PROBLEM>
Find the word "this" in the records below. List each line containing it.

(Records with drawing code)

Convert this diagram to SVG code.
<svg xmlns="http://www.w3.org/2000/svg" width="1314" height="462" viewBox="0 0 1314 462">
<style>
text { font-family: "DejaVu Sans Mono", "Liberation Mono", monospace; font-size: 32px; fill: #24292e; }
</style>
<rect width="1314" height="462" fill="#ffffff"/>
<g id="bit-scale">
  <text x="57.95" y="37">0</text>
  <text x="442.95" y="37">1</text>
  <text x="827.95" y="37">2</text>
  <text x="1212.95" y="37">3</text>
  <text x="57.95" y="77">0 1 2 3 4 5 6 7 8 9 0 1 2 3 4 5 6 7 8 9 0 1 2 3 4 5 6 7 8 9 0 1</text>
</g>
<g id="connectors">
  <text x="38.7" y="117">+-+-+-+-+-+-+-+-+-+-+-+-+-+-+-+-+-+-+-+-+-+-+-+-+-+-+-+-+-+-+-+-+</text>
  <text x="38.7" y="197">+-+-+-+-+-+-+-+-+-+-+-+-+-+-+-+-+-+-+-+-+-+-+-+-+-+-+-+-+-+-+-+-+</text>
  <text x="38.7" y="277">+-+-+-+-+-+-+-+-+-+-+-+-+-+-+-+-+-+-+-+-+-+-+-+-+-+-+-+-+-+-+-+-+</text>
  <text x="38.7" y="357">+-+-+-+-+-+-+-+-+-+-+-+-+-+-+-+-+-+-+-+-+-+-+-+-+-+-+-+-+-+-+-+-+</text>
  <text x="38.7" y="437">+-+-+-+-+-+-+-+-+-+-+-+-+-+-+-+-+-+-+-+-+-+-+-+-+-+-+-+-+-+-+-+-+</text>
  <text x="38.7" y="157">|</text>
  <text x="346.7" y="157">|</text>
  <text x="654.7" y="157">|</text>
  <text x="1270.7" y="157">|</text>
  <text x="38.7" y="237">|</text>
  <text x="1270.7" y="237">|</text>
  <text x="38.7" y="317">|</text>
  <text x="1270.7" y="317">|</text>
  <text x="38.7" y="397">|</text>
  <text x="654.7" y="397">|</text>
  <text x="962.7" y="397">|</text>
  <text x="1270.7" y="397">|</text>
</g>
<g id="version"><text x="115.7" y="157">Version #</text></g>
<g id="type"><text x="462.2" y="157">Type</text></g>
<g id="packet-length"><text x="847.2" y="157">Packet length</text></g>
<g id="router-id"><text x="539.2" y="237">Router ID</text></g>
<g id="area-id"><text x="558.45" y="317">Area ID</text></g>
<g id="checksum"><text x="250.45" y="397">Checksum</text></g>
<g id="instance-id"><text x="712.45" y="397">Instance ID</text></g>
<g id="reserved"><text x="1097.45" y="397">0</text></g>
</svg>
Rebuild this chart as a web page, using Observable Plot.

TASK RESPONSE>
Convert this diagram to SVG code.
Rebuild this chart as a web page, using Observable Plot.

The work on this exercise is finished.